Pa. Company Builds Vast Vietnam War Film Archive

It was built in bits and pieces.

A serviceman's film canister stashed in the garage. A box from a museum's storage room.

Five years ago, Lou Reda Productions in Easton established a goal in anticipation of next year's 50th anniversary of the Vietnam War — build a collection of wartime footage unparalleled in the nation.

Reda researchers and archivists launched a search through veterans groups, Army depots, underfunded museums and private individuals.

"Anyone who might still have films," said Scott Reda, the company's managing director.

The result is about 1,000 hours of Vietnam footage on film — what the company boasts is the largest privately held collection in the United States, transferred to high-definition and stored in the Reda archives in the old St. Michael Roman Catholic Church on Spring Garden Street.

Some of it can be seen in the new documentary that will premiere this week on National Geographic Channel. "Brothers in War," inspired by a unit of the 9th Infantry Division that fought in the Mekong Delta in South Vietnam in 1967, airs 8 p.m. Wednesday.

"This is footage that should be preserved," Reda said. "It's a time capsule."

Reda Productions holds about 15,000 hours of archival footage broken into categories such as military, lifestyles, newsreels and personalities, said Adam Reda, Scott's son and the director of the archives. The military collection represents the largest piece, with footage that dates to the Spanish American War in 1898 and counts the largest collection of high-definition World War II footage in the world, Scott Reda said.

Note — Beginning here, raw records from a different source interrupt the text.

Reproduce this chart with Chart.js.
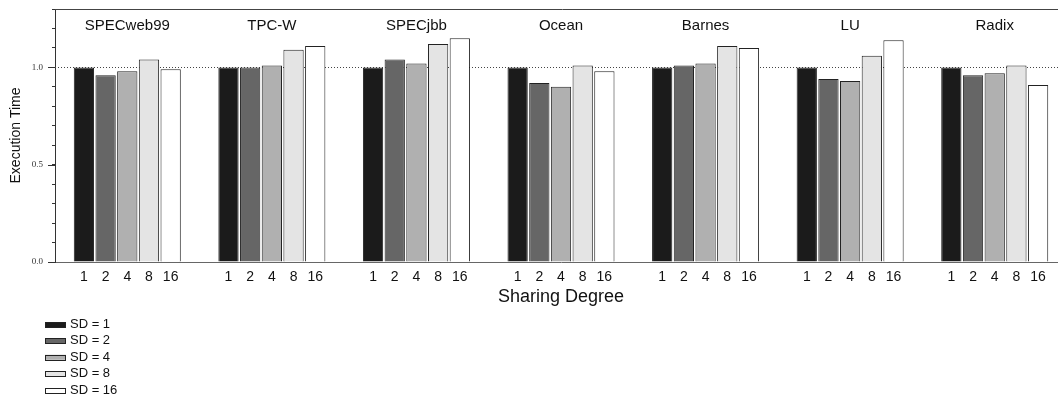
<!DOCTYPE html>
<html lang="en">

<head>
    <meta charset="UTF-8">
    <title>Execution Time x Sharing Degree</title>
    <script src="https://cdn.jsdelivr.net/npm/chart.js"></script>
    <style>
        body {
            margin: 0;
            overflow: hidden;
            background: #fff;
        }

        #grafico {
            position: absolute;
            left: 0;
            top: 0;
        }
    </style>
</head>

<body>
    <!-- canvas um pouco mais largo que a janela: o lado direito do gráfico fica cortado como no original -->
    <canvas id="grafico" width="1070" height="398"></canvas>
</body>

</html>

<script>
    // dados
    const categorias = ['SPECweb99', 'TPC-W', 'SPECjbb', 'Ocean', 'Barnes', 'LU', 'Radix'];
    const graus = ['1', '2', '4', '8', '16'];

    const sd1 = [1.00, 1.00, 1.00, 1.00, 1.00, 1.00, 1.00];
    const sd2 = [0.96, 1.00, 1.04, 0.92, 1.01, 0.94, 0.96];
    const sd4 = [0.98, 1.01, 1.02, 0.90, 1.02, 0.93, 0.97];
    const sd8 = [1.04, 1.09, 1.12, 1.01, 1.11, 1.06, 1.01];
    const sd16 = [0.99, 1.11, 1.15, 0.98, 1.10, 1.14, 0.91];

    const yTicksLabel = [0.0, 0.5, 1.0];

    const series = [sd1, sd2, sd4, sd8, sd16];
    const cores = ['#1b1b1b', '#666666', '#b0b0b0', '#e4e4e4', '#ffffff'];

    const fonte = '"Liberation Sans", Arial, sans-serif';

    // linha pontilhada em 1.0 (atrás das barras)
    const linhaReferencia = {
        id: 'linhaReferencia',
        beforeDatasetsDraw(chart) {
            const ctx = chart.ctx;
            const area = chart.chartArea;
            const y = Math.round(chart.scales.y.getPixelForValue(1.0)) + 0.5;
            ctx.save();
            ctx.strokeStyle = '#444';
            ctx.lineWidth = 1;
            ctx.setLineDash([1, 2]);
            ctx.beginPath();
            ctx.moveTo(area.left, y);
            ctx.lineTo(area.right, y);
            ctx.stroke();
            ctx.restore();
        }
    };

    // titulos dos grupos, rótulos 1 2 4 8 16 em cada barra, borda de cima e legenda
    const extras = {
        id: 'extras',
        afterDraw(chart) {
            const ctx = chart.ctx;
            const area = chart.chartArea;
            const xScale = chart.scales.x;
            const yScale = chart.scales.y;
            ctx.save();

            // borda de cima
            ctx.strokeStyle = '#444';
            ctx.lineWidth = 1;
            ctx.beginPath();
            ctx.moveTo(area.left, area.top + 0.5);
            ctx.lineTo(chart.width, area.top + 0.5);
            ctx.stroke();

            // ticks maiores nos valores com rótulo
            ctx.strokeStyle = '#333';
            yTicksLabel.forEach(v => {
                const y = Math.round(yScale.getPixelForValue(v)) + 0.5;
                ctx.beginPath();
                ctx.moveTo(area.left - 7, y);
                ctx.lineTo(area.left, y);
                ctx.stroke();
            });

            // titulos
            ctx.fillStyle = '#111';
            ctx.textAlign = 'center';
            ctx.textBaseline = 'middle';
            ctx.font = '15px ' + fonte;
            categorias.forEach((nome, i) => {
                ctx.fillText(nome, xScale.getPixelForValue(i), area.top + 17);
            });

            // rótulos por barra
            ctx.font = '14px ' + fonte;
            chart.data.datasets.forEach((ds, d) => {
                const meta = chart.getDatasetMeta(d);
                meta.data.forEach(barra => {
                    ctx.fillText(graus[d], barra.x, area.bottom + 15);
                });
            });

            // legenda vertical
            ctx.textAlign = 'left';
            ctx.font = '13px ' + fonte;
            chart.data.datasets.forEach((ds, d) => {
                const y = 324.5 + d * 16.4;
                ctx.fillStyle = ds.backgroundColor;
                ctx.fillRect(45, y - 2.5, 21, 5);
                ctx.strokeStyle = '#222';
                ctx.strokeRect(45.5, Math.round(y - 2.5) + 0.5, 20, 5);
                ctx.fillStyle = '#111';
                ctx.fillText(ds.label, 70, y);
            });

            ctx.restore();
        }
    };

    const dados = {
        labels: categorias,
        datasets: series.map((valores, i) => ({
            label: 'SD = ' + graus[i],
            data: valores,
            backgroundColor: cores[i],
            borderColor: '#222',
            borderWidth: 1,
            borderSkipped: 'start',
            categoryPercentage: 0.75,
            barPercentage: 0.935
        }))
    };

    const config = {
        type: 'bar',
        data: dados,
        options: {
            responsive: false,
            animation: false,
            devicePixelRatio: 1,
            layout: {
                padding: { left: 0, right: 3, top: 9, bottom: 0 }
            },
            plugins: {
                legend: { display: false },
                tooltip: { enabled: false }
            },
            scales: {
                x: {
                    type: 'category',
                    grid: { display: false },
                    border: { display: true, color: '#666', width: 1 },
                    ticks: { display: false },
                    title: {
                        display: true,
                        text: 'Sharing Degree',
                        color: '#111',
                        font: { family: fonte, size: 18 },
                        padding: { top: 0, bottom: 90 }
                    },
                    afterFit(scale) {
                        scale.height = 136;
                        scale.paddingLeft = 0;
                        scale.paddingRight = 0;
                    }
                },
                y: {
                    min: 0,
                    max: 1.3,
                    grid: {
                        drawOnChartArea: false,
                        drawTicks: true,
                        tickLength: 3,
                        tickColor: '#333'
                    },
                    border: { display: true, color: '#333', width: 1 },
                    ticks: {
                        stepSize: 0.1,
                        autoSkip: false,
                        padding: 9,
                        color: '#333',
                        font: { family: '"Liberation Serif", "Times New Roman", serif', size: 9 },
                        callback: function (valor) {
                            const achado = yTicksLabel.find(t => Math.abs(t - valor) < 1e-6);
                            return achado === undefined ? '' : achado.toFixed(1);
                        }
                    },
                    title: {
                        display: true,
                        text: 'Execution Time',
                        color: '#111',
                        font: { family: fonte, size: 14 },
                        padding: { top: 8, bottom: 0 }
                    },
                    afterFit(scale) {
                        scale.width = 55;
                        scale.paddingTop = 0;
                        scale.paddingBottom = 0;
                    }
                }
            }
        },
        plugins: [linhaReferencia, extras]
    };

    new Chart(document.getElementById('grafico'), config);
</script>
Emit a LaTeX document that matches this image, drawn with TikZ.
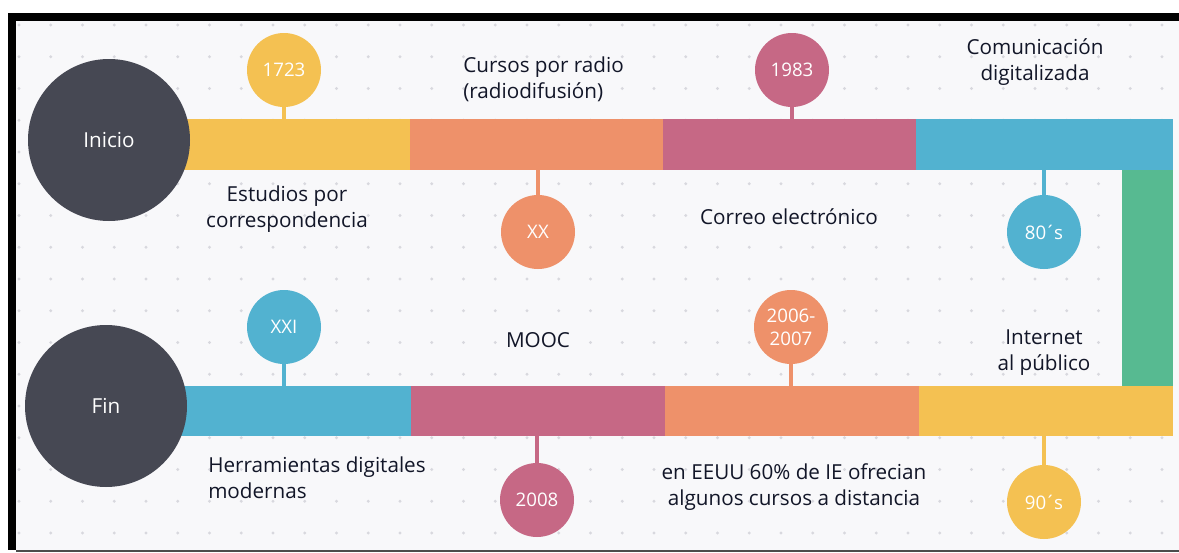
\documentclass[tikz,border=0pt]{standalone}
\usepackage{fontspec}
\setmainfont{Open Sans}
\usetikzlibrary{positioning,fit}
\definecolor{tlyellow}{RGB}{244,193,82}
\definecolor{tlorange}{RGB}{238,145,106}
\definecolor{tlpink}{RGB}{198,104,133}
\definecolor{tlblue}{RGB}{82,178,208}
\definecolor{tlgreen}{RGB}{87,186,145}
\definecolor{tldark}{RGB}{70,72,83}
\definecolor{tlpaper}{RGB}{248,248,250}
\definecolor{tldot}{RGB}{216,216,222}
\definecolor{tltext}{RGB}{18,22,40}
\newcommand{\tlacute}{\kern-0.08em´\kern-0.08em}
\tikzset{
  tl bar/.style={
    inner sep=0pt,
    outer sep=0pt,
    draw=none,
  },
  tl end/.style={
    circle,
    fill=tldark,
    minimum size=121.5pt,
    inner sep=0pt,
    text=white,
    font=\fontsize{15.5}{18}\selectfont,
  },
  tl year/.style={
    circle,
    minimum size=55.5pt,
    inner sep=0pt,
    text=white,
    align=center,
    font=\fontsize{14}{17}\selectfont,
  },
  tl stem/.style={
    line width=2.4pt,
  },
  tl label/.style={
    text=tltext,
    inner sep=0pt,
    font=\fontsize{15.5}{19.5}\selectfont,
  },
}

\begin{document}
\begin{tikzpicture}[x=0.75pt,y=-0.75pt]
  \useasboundingbox (0,0) rectangle (1179,553);
  % paper, frame and dot grid
  \fill[white] (0,0) rectangle (1179,553);
  \fill[tlpaper] (16,21) rectangle (1179,550);
  \foreach \i in {0,...,36}
    \foreach \j in {0,...,16}
      \fill[tldot] ({19+31.75*\i},{25+31.75*\j}) circle (1.2pt);
  \fill[black] (8,13) rectangle (1179,21);
  \fill[black] (8,13) rectangle (16,550);
  \fill[black!70] (16,550) rectangle (1179,552);

  % timeline bars
  \node[tl bar, fill=tlyellow, fit={(150,119) (410,170)}] (top1) {};
  \node[tl bar, fill=tlorange, fit={(410,119) (663,170)}] (top2) {};
  \node[tl bar, fill=tlpink, fit={(663,119) (916,170)}] (top3) {};
  \node[tl bar, fill=tlblue, fit={(916,119) (1173,170)}] (top4) {};
  \node[tl bar, fill=tlgreen, fit={(1122,170) (1173,386)}] (link) {};
  \node[tl bar, fill=tlblue, fit={(150,386) (411,436)}] (bot1) {};
  \node[tl bar, fill=tlpink, fit={(411,386) (665,436)}] (bot2) {};
  \node[tl bar, fill=tlorange, fit={(665,386) (919,436)}] (bot3) {};
  \node[tl bar, fill=tlyellow, fit={(919,386) (1173,436)}] (bot4) {};

  % start and end
  \node[tl end] (inicio) at (109,140) {Inicio};
  \node[tl end] (fin) at (106,406) {Fin};

  % dates
  \node[tl year, fill=tlyellow] (y1723) at (284,70) {1723};
  \node[tl year, fill=tlorange] (yxx) at (538,232) {XX};
  \node[tl year, fill=tlpink] (y1983) at (792,70) {1983};
  \node[tl year, fill=tlblue] (y80) at (1044,232) {80\tlacute s};
  \node[tl year, fill=tlblue] (yxxi) at (284,327) {XXI};
  \node[tl year, fill=tlpink] (y2008) at (537,500) {2008};
  \node[tl year, fill=tlorange] (y2006) at (791,327) {2006-\\2007};
  \node[tl year, fill=tlyellow] (y90) at (1044,502) {90\tlacute s};

  \draw[tl stem, tlyellow] (y1723.south) -- (y1723.south |- top1.north);
  \draw[tl stem, tlorange] (yxx.north) -- (yxx.north |- top2.south);
  \draw[tl stem, tlpink] (y1983.south) -- (y1983.south |- top3.north);
  \draw[tl stem, tlblue] (y80.north) -- (y80.north |- top4.south);
  \draw[tl stem, tlblue] (yxxi.south) -- (yxxi.south |- bot1.north);
  \draw[tl stem, tlpink] (y2008.north) -- (y2008.north |- bot2.south);
  \draw[tl stem, tlorange] (y2006.south) -- (y2006.south |- bot3.north);
  \draw[tl stem, tlyellow] (y90.north) -- (y90.north |- bot4.south);

  % events
  \node[tl label, align=center] (corresp) at (287,209) {Estudios por\\correspondencia};
  \node[tl label, align=left, anchor=west] (radio) at (463,79) {Cursos por radio\\(radiodifusión)};
  \node[tl label] (correo) at (789,217) {Correo electrónico};
  \node[tl label, align=center] (digital) at (1035,62) {Comunicación\\digitalizada};
  \node[tl label, align=left, anchor=west] (herram) at (208,478) {Herramientas digitales\\modernas};
  \node[tl label] (mooc) at (538,340) {MOOC};
  \node[tl label, align=center] (eeuu) at (794,487) {en EEUU 60\% de IE ofrecian\\algunos cursos a distancia};
  \node[tl label, align=center] (internet) at (1044,353) {Internet\\al público};
\end{tikzpicture}
\end{document}
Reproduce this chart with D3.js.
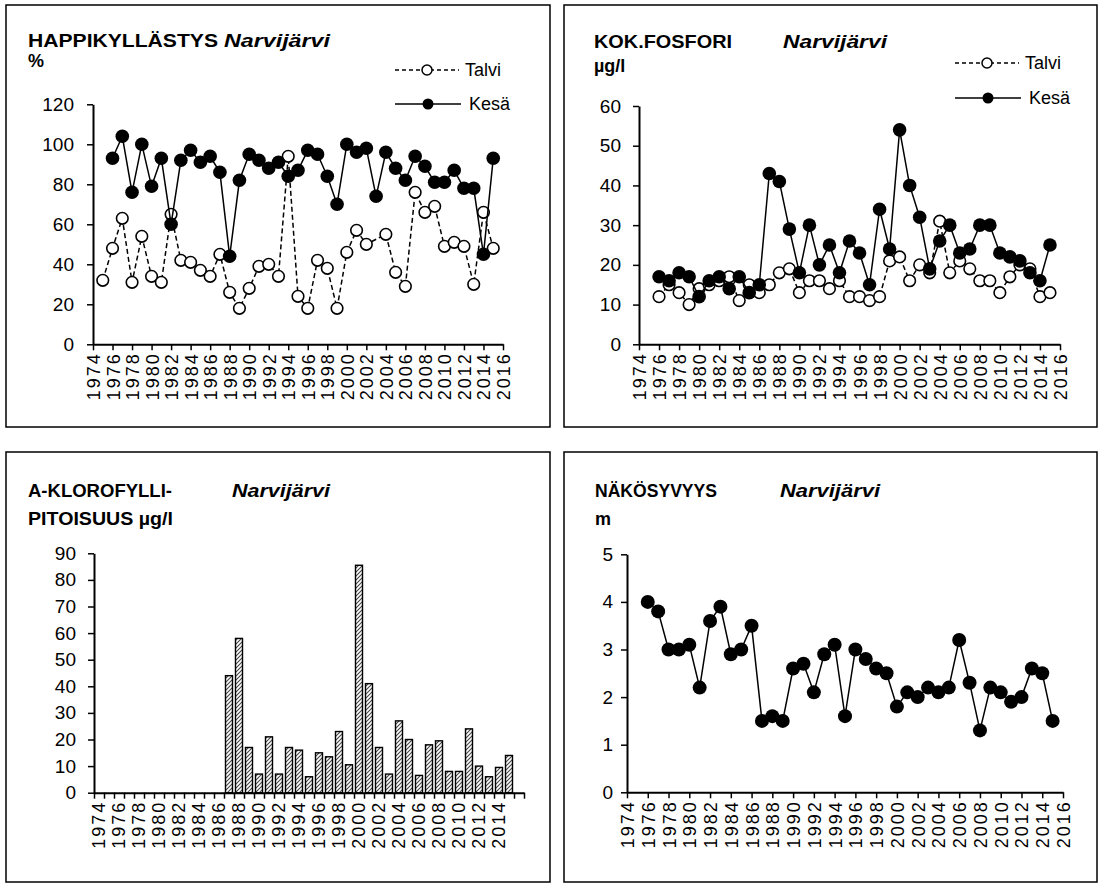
<!DOCTYPE html>
<html>
<head>
<meta charset="utf-8">
<script src="https://cdn.jsdelivr.net/npm/d3@7"></script>
<style>
body{margin:0;background:#fff}
svg text{font-family:"Liberation Sans",Arial,sans-serif;fill:#000}
.axis .tick text{font-size:19px}
.xaxis .tick text{font-size:18px;letter-spacing:2px}
.title{font-size:18px;font-weight:bold}
.lake{font-size:18px;font-weight:bold;font-style:italic}
.legend{font-size:18px}
</style>
</head>
<body>
<svg id="chart" width="1098" height="883"></svg>
<script>
// years for the line series (Talvi starts 1975, Kesä 1976)
const lineYears = [1975,1976,1977,1978,1979,1980,1981,1982,1983,1984,1985,1986,1987,1988,1989,1990,
  1991,1992,1993,1994,1995,1996,1997,1998,1999,2000,2001,2002,2003,2004,2005,2006,2007,2008,2009,
  2010,2011,2012,2013,2014,2015]

// HAPPIKYLLÄSTYS %
const happiTalvi = [32,48,63,31,54,34,31,65,42,41,37,34,45,26,18,28,39,40,34,94,24,18,42,38,18,46,57,50,null,55,36,29,76,66,69,49,51,49,30,66,48]
const happiKesa  = [null,93,104,76,100,79,93,60,92,97,91,94,86,44,82,95,92,88,91,84,87,97,95,84,70,100,96,98,74,96,88,82,94,89,81,81,87,78,78,45,93]

// KOK.FOSFORI µg/l
const fosTalvi = [null,12,15,13,10,14,15,16,17,11,15,13,15,18,19,13,16,16,14,16,12,12,11,12,21,22,16,20,18,31,18,21,19,16,16,13,17,20,19,12,13]
const fosKesa  = [null,17,16,18,17,12,16,17,14,17,13,15,43,41,29,18,30,20,25,18,26,23,15,34,24,54,40,32,19,26,30,23,24,30,30,23,22,21,18,16,25]

// A-KLOROFYLLI µg/l (category axis 1974-2016)
const chlCategories = [1974,1975,1976,1977,1978,1979,1980,1981,1982,1983,1984,1985,1986,1987,1988,1989,
  1990,1991,1992,1993,1994,1995,1996,1997,1998,1999,2000,2001,2002,2003,2004,2005,2006,2007,2008,
  2009,2010,2011,2012,2013,2014,2015,2016]
const chlYears  = [1987,1988,1989,1990,1991,1992,1993,1994,1995,1996,1997,1998,1999,2000,2001,2002,
  2003,2004,2005,2006,2007,2008,2009,2010,2011,2012,2013,2014,2015]
const chlValues = [44,58,17,7,21,7,17,16,6,15,13.5,23,10.5,85.5,41,17,7,27,20,6.5,18,19.5,8,8,24,10,6,9.5,14]
const chlLabels = [1974,1976,1978,1980,1982,1984,1986,1988,1990,1992,1994,1996,1998,2000,2002,2004,2006,2008,2010,2012,2014]

// NÄKÖSYVYYS m
const secchiYears  = lineYears.slice(1)
const secchiValues = [4.0,3.8,3.0,3.0,3.1,2.2,3.6,3.9,2.9,3.0,3.5,1.5,1.6,1.5,2.6,2.7,2.1,2.9,3.1,1.6,3.0,2.8,2.6,2.5,1.8,2.1,2.0,2.2,2.1,2.2,3.2,2.3,1.3,2.2,2.1,1.9,2.0,2.6,2.5,1.5]

const xTickYears = [1974,1976,1978,1980,1982,1984,1986,1988,1990,1992,1994,1996,1998,2000,2002,2004,2006,2008,2010,2012,2014,2016]

const svg = d3.select("#chart")

// hatch for the bars
svg.append("defs").append("pattern")
    .attr("id","hatch").attr("patternUnits","userSpaceOnUse")
    .attr("width",4).attr("height",4)
    .call(p => {
        p.append("rect").attr("width",4).attr("height",4).attr("fill","#fff")
        p.append("path").attr("d","M-1,1 l2,-2 M0,4 l4,-4 M3,5 l2,-2")
            .attr("stroke","#444").attr("stroke-width",1.1)
    })

// panel frames
const frames = [[6,5,544,422],[564,5,533,422],[6,452,544,430],[564,452,533,430]]
frames.forEach(f => {
    svg.append("rect").attr("x",f[0]).attr("y",f[1]).attr("width",f[2]).attr("height",f[3])
        .attr("fill","none").attr("stroke","#000").attr("stroke-width",1.5)
})

function styleAxis(g){
    g.select(".domain").attr("stroke","#000").attr("stroke-width",2)
    g.selectAll(".tick line").attr("stroke","#000").attr("stroke-width",1.5)
}

function rotateLabels(g){
    g.selectAll(".tick text")
        .attr("transform","rotate(-90)")
        .attr("text-anchor","end")
        .attr("x",-8).attr("y",0).attr("dy","0.36em")
}

function header(p){
    svg.append("text").attr("class","title").attr("x",p.tx).attr("y",p.ty)
        .attr("textLength",p.tw).attr("lengthAdjust","spacingAndGlyphs").text(p.title)
    svg.append("text").attr("class","title").attr("x",p.tx).attr("y",p.ty+p.lineGap)
        .attr("textLength",p.tw2 || null).attr("lengthAdjust","spacingAndGlyphs").text(p.unit)
    svg.append("text").attr("class","lake").attr("x",p.lx).attr("y",p.ty)
        .attr("textLength",p.lw).attr("lengthAdjust","spacingAndGlyphs").text("Narvijärvi")
}

function legend(lx, ly1, ly2){
    let g = svg.append("g")
    g.append("line").attr("x1",lx).attr("x2",lx+64).attr("y1",ly1).attr("y2",ly1)
        .attr("stroke","#000").attr("stroke-width",1.3).attr("stroke-dasharray","4,3")
    g.append("circle").attr("cx",lx+32).attr("cy",ly1).attr("r",5)
        .attr("fill","#fff").attr("stroke","#000").attr("stroke-width",1.5)
    g.append("text").attr("class","legend").attr("x",lx+70).attr("y",ly1+6).text("Talvi")
    g.append("line").attr("x1",lx).attr("x2",lx+66).attr("y1",ly2).attr("y2",ly2)
        .attr("stroke","#000").attr("stroke-width",1.5)
    g.append("circle").attr("cx",lx+33).attr("cy",ly2).attr("r",5.5).attr("fill","#000")
    g.append("text").attr("class","legend").attr("x",lx+74).attr("y",ly2+6).text("Kesä")
}

function linePanel(p){
    let x = d3.scaleLinear().domain([1974,2016]).range([p.x0,p.x1])
    let y = d3.scaleLinear().domain([0,p.yMax]).range([p.yBot,p.yTop])

    svg.append("g").attr("class","axis").attr("transform",`translate(${p.x0},0)`)
        .call(d3.axisLeft(y).tickValues(p.yTicks).tickSize(6).tickSizeOuter(0).tickPadding(p.pad).tickFormat(d3.format("d")))
        .call(styleAxis)
    svg.append("g").attr("class","axis xaxis").attr("transform",`translate(0,${p.yBot})`)
        .call(d3.axisBottom(x).tickValues(xTickYears).tickSize(6).tickSizeOuter(0).tickFormat(d3.format("d")))
        .call(styleAxis).call(rotateLabels)

    p.series.forEach(s => {
        let data = s.years.map((yr,i) => ({yr:yr, v:s.values[i]})).filter(d => d.v != null)
        svg.append("path").datum(data)
            .attr("fill","none").attr("stroke","#000").attr("stroke-width",1.5)
            .attr("stroke-dasharray",s.dashed ? "5,3" : null)
            .attr("d",d3.line().x(d => x(d.yr)).y(d => y(d.v)))
        svg.append("g").selectAll("circle").data(data).enter().append("circle")
            .attr("cx",d => x(d.yr)).attr("cy",d => y(d.v))
            .attr("r",s.filled ? p.r : p.r - 1)
            .attr("fill",s.filled ? "#000" : "#fff")
            .attr("stroke","#000").attr("stroke-width",s.filled ? 0 : 1.6)
    })
}

// HAPPIKYLLÄSTYS
header({title:"HAPPIKYLLÄSTYS",unit:"%",tx:28,ty:47,tw:190,lineGap:20,lx:224,lw:106})
legend(395,70,104)
linePanel({x0:93,x1:503,yTop:104.3,yBot:344.3,yMax:120,yTicks:[0,20,40,60,80,100,120],pad:13,r:6.8,
    series:[{years:lineYears,values:happiTalvi,filled:false,dashed:true},
            {years:lineYears,values:happiKesa,filled:true,dashed:false}]})

// KOK.FOSFORI
header({title:"KOK.FOSFORI",unit:"µg/l",tx:594,ty:48,tw:138,lineGap:24,lx:783,lw:104})
legend(955,63,98)
linePanel({x0:639,x1:1060,yTop:106,yBot:344.3,yMax:60,yTicks:[0,10,20,30,40,50,60],pad:12,r:6.8,
    series:[{years:lineYears,values:fosTalvi,filled:false,dashed:true},
            {years:lineYears,values:fosKesa,filled:true,dashed:false}]})

// A-KLOROFYLLIPITOISUUS (bars)
header({title:"A-KLOROFYLLI-",unit:"PITOISUUS µg/l",tx:28,ty:497,tw:144,tw2:145,lineGap:28,lx:232,lw:98})
{
    let x = d3.scaleBand().domain(chlCategories).range([94,524]).paddingInner(0.3).paddingOuter(0.15)
    let xEdge = d3.scaleLinear().domain([1974,2017]).range([94,524])
    let y = d3.scaleLinear().domain([0,90]).range([792.7,553.3])

    svg.append("g").selectAll("rect").data(chlYears).enter().append("rect")
        .attr("x",d => x(d)).attr("width",x.bandwidth())
        .attr("y",(d,i) => y(chlValues[i])).attr("height",(d,i) => y(0) - y(chlValues[i]))
        .attr("fill","url(#hatch)").attr("stroke","#000").attr("stroke-width",1.4)

    svg.append("g").attr("class","axis").attr("transform","translate(94,0)")
        .call(d3.axisLeft(y).tickValues([0,10,20,30,40,50,60,70,80,90]).tickSize(6).tickSizeOuter(0).tickPadding(12))
        .call(styleAxis)
    svg.append("g").attr("class","axis").attr("transform","translate(0,792.7)")
        .call(d3.axisBottom(xEdge).tickValues(chlCategories.concat([2017])).tickSize(6).tickSizeOuter(0).tickFormat(""))
        .call(styleAxis)
    svg.append("g").attr("class","axis xaxis").attr("transform","translate(0,792.7)")
        .call(d3.axisBottom(x).tickValues(chlLabels).tickSize(0))
        .call(g => g.select(".domain").remove())
        .call(rotateLabels)
}

// NÄKÖSYVYYS
header({title:"NÄKÖSYVYYS",unit:"m",tx:595,ty:497,tw:122,lineGap:28,lx:780,lw:100})
linePanel({x0:627,x1:1063,yTop:554.3,yBot:792.3,yMax:5,yTicks:[0,1,2,3,4,5],pad:8,r:7,
    series:[{years:secchiYears,values:secchiValues,filled:true,dashed:false}]})
</script>
</body>
</html>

At a premiere screening Friday night in the nation's capital, "Brothers in War" received a five-minute standing ovation from about 400 veterans, including the men featured.

"Lou Reda Productions' vast archival library of military footage ensured that we could tell the important story of 'Brothers in War' in a fresh way with film and home movies that have never been seen on television," said Madeleine Carter, executive producer for National Geographic Channel.

CORNERING THE MARKET

Besides preserving history on film, the company aims to be a primary producer of wartime documentaries and a partner for other producers or collectors in need of footage. Lou Reda Productions will supply footage to documentary filmmaker Ken Burns for a PBS multi-episode project on the Vietnam War targeted for release next year, the company said.

"We have the knowledge, the expertise and the footage," Scott Reda said. "And probably 90 percent of it's never been seen before."

Lou Reda Productions relied on its relationships with smaller museums, veterans reunion groups and the National Archives to bolster its library. Much of it has come from individual servicemen and women using 8 mm film and cameras they bought on their military bases.

"They got home and had this box of film that they stuck in their basement, attic and garage and kind of forgot about it," Scott Reda said. "Today, things are coming full circle. A lot of guys say, 'I think I may have some stuff,' and they're finding it."

Sometimes acquiring material is just plain luck.

In making "Brothers in War," Reda Productions featured home movies and personal film from numerous soldiers, including Richard Rubio. He showed up for his interview holding a plastic bag with a tape recording inside — an audio letter he sent home from Vietnam. The filmmakers incorporated it in the documentary

"We had a guy reach out to us maybe a year ago," Scott Reda said. "He was on an aircraft carrier when one of the Apollo missions splashed down in the Pacific. This guy shot three hours of footage from the deck. He wanted to donate it to a museum but they refused because didn't have the money to preserve the film. That's typical."

AN EVOLVING INDUSTRY

Reda Productions cleans personal film, transfers it to high definition, licenses the rights and puts the footage on DVD for those who supply it.

The company has its roots in Lou Reda, an 89-year-old World War II Navy veteran whose breakthrough came in producing the 1982 television miniseries "The Blue and the Gray." Success there led to a long affiliation with History Channel and acclaim within the industry for production of World War II and Vietnam documentaries.

"A lot of the producers in the 1980s and '90s went for (wartime documentaries) because there weren't big budgets for things like that," said Lou Reda, who grew up in Phillipsburg and lives in Lopatcong Township. "They were mainly guys well known in the field of publishing and history but not in producing films."

These days, networks are commissioning less and less in military programming; a glut of reality programming has led the Redas to evolve their business. Marc Reda, Scott's son and Lou's grandson, serves as creative director and is pitching multiple unscripted programs at any time.

March 2015 will mark 50 years since American ground forces deployed in Vietnam — a milestone that the Redas expect will intensify interest in an era in which many who lived through elected to forget.

Those feelings have loosened over time, as the company's call and search for film the last few years has demonstrated.

"For us, it serves two purposes," Scott Reda said. "It preserves a snapshot of what these guys went through. And the hope is we continue to do Vietnam programming and this footage will continue to come to light."